---- THE DATA
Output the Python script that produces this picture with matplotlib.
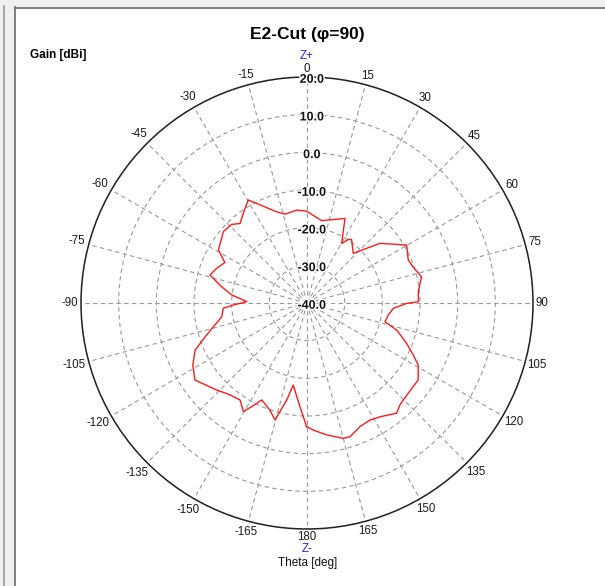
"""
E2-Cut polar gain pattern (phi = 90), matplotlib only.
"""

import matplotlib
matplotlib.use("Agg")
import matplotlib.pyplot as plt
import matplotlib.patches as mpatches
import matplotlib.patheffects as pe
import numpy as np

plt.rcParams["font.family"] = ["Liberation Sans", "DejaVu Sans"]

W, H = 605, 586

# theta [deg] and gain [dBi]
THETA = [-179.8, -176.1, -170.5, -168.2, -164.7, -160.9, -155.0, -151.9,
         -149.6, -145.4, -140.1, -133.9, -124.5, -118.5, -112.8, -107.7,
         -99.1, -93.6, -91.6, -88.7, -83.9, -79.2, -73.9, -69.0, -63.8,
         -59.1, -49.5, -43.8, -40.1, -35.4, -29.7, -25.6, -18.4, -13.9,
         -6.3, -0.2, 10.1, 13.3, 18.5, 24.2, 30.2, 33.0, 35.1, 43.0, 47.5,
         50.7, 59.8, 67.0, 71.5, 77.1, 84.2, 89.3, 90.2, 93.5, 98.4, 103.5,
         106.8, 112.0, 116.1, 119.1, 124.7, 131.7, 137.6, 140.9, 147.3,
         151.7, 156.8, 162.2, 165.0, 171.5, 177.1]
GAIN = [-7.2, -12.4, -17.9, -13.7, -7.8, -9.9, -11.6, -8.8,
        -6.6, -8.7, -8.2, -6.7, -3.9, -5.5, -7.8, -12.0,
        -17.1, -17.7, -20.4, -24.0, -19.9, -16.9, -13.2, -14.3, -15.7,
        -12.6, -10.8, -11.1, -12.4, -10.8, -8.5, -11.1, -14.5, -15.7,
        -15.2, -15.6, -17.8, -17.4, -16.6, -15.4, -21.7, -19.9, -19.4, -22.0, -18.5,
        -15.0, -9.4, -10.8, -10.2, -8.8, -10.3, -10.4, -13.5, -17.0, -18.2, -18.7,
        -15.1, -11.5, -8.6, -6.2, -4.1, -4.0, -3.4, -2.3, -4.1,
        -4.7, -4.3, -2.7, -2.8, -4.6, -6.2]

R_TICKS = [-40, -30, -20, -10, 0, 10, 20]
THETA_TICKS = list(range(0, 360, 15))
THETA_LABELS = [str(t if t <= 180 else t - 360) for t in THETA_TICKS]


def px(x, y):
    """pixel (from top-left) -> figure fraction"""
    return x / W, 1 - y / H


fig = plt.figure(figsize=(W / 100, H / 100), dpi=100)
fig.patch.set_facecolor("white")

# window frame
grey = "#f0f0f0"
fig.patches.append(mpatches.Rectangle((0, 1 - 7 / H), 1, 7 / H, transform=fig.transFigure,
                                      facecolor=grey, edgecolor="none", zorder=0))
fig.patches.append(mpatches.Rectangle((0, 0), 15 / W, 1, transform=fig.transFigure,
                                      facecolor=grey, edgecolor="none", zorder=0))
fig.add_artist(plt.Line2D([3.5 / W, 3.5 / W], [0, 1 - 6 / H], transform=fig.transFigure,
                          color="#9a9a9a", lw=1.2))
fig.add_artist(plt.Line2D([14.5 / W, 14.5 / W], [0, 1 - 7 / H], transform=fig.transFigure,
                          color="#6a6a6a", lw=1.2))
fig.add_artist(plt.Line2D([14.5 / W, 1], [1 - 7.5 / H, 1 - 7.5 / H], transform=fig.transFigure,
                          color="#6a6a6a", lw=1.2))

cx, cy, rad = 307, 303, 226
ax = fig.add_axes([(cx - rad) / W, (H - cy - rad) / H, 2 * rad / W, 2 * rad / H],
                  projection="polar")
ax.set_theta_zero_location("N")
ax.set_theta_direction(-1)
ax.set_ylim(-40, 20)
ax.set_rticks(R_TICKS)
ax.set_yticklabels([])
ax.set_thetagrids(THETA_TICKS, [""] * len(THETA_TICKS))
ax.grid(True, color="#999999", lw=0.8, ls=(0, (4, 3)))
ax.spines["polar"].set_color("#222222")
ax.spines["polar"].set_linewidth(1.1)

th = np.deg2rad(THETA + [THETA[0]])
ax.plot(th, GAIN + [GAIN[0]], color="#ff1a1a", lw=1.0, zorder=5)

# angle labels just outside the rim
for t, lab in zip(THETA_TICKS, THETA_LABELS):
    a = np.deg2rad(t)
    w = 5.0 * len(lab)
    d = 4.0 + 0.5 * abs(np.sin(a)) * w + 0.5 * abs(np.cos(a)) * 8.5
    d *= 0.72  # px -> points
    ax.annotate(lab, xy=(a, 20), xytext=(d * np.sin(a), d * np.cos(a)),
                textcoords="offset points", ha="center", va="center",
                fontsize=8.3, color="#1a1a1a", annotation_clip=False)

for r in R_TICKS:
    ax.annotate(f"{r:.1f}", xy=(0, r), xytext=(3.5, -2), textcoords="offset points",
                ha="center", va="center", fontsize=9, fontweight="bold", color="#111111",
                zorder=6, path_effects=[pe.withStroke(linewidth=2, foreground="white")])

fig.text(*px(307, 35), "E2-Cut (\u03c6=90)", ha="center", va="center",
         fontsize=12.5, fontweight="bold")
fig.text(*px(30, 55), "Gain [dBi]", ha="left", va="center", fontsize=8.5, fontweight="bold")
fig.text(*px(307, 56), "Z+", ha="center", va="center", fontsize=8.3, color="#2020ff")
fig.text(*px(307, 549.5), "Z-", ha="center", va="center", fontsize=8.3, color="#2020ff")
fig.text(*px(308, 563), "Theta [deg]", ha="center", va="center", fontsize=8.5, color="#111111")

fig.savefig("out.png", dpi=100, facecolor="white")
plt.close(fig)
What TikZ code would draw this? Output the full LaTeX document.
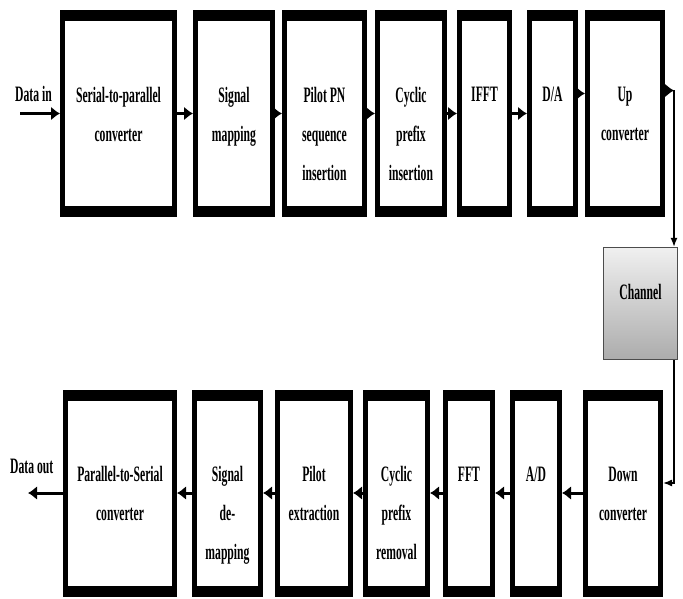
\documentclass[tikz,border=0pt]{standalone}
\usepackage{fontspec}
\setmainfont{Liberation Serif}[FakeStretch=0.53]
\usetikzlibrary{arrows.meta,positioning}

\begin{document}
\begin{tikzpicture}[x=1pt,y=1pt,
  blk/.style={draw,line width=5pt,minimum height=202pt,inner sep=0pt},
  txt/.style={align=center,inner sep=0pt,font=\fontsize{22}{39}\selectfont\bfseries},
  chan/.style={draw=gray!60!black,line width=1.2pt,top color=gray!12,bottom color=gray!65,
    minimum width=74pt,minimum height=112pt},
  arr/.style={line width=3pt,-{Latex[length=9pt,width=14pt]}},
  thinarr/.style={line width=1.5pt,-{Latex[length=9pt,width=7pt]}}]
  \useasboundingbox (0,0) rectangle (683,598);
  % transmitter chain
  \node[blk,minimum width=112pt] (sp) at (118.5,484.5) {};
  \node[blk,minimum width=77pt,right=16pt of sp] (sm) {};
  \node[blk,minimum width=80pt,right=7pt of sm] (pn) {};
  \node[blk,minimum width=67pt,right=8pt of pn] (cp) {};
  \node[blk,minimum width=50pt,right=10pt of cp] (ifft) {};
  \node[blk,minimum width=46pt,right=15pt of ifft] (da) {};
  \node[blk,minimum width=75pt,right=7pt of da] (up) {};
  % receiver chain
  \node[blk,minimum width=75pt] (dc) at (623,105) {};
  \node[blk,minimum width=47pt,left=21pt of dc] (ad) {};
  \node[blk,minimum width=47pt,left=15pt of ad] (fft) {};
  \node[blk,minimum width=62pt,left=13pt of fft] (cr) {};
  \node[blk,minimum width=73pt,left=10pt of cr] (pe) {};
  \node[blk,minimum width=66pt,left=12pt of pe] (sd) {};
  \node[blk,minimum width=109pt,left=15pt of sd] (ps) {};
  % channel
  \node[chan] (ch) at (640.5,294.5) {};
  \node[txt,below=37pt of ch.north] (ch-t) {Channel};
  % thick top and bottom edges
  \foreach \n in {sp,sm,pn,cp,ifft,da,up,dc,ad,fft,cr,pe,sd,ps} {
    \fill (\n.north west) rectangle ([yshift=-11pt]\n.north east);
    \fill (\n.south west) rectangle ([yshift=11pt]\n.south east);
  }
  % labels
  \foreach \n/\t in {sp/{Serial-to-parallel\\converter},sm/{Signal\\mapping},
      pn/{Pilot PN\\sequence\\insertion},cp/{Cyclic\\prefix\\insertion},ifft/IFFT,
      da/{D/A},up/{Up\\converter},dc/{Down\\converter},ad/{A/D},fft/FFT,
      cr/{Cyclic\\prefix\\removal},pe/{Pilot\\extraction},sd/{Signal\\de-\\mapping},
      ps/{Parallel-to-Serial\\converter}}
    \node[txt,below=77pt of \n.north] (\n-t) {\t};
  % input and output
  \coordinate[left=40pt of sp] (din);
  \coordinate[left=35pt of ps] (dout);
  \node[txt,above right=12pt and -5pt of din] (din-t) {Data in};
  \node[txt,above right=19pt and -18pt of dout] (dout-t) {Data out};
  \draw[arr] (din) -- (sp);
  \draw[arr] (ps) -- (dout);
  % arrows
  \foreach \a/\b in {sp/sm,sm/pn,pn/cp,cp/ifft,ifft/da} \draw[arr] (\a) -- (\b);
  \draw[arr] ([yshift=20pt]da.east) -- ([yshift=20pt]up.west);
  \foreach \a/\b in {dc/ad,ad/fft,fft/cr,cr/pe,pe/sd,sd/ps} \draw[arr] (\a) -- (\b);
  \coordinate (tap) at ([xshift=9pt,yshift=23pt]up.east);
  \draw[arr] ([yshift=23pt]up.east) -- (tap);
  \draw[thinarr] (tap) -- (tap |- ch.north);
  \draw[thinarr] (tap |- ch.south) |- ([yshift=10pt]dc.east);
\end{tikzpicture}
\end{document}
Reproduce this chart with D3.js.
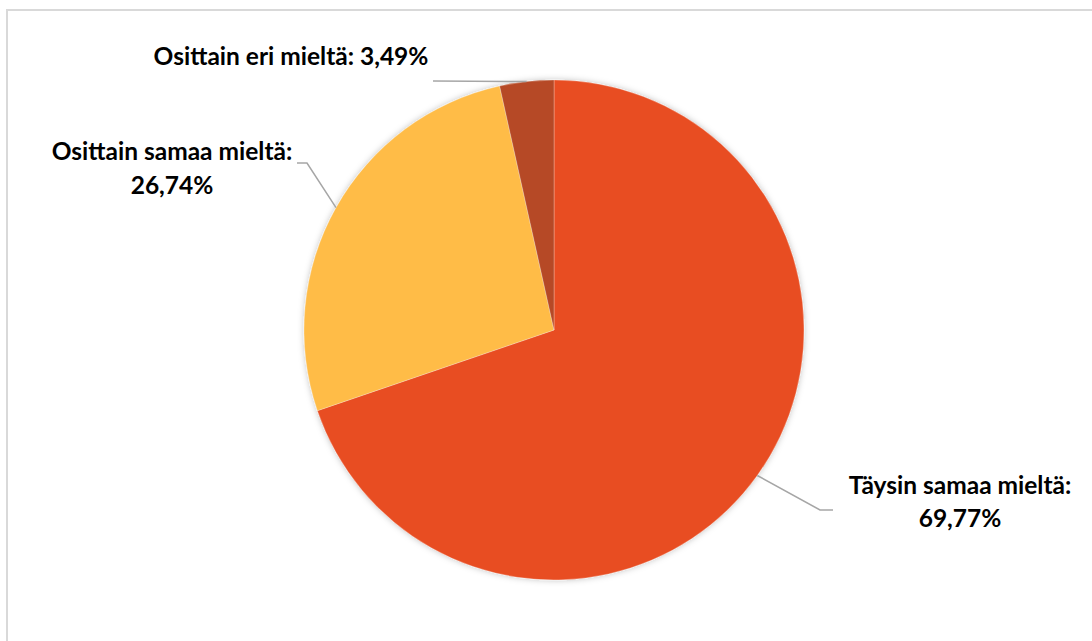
--------
### STATED EXERCISE
Search the records for the word "this", then list every line that has it.

### EXPECTED OUTPUT
Output the Python script that produces this picture with matplotlib.
What TikZ code would draw this? Output the full LaTeX document.
Reproduce this chart with D3.js.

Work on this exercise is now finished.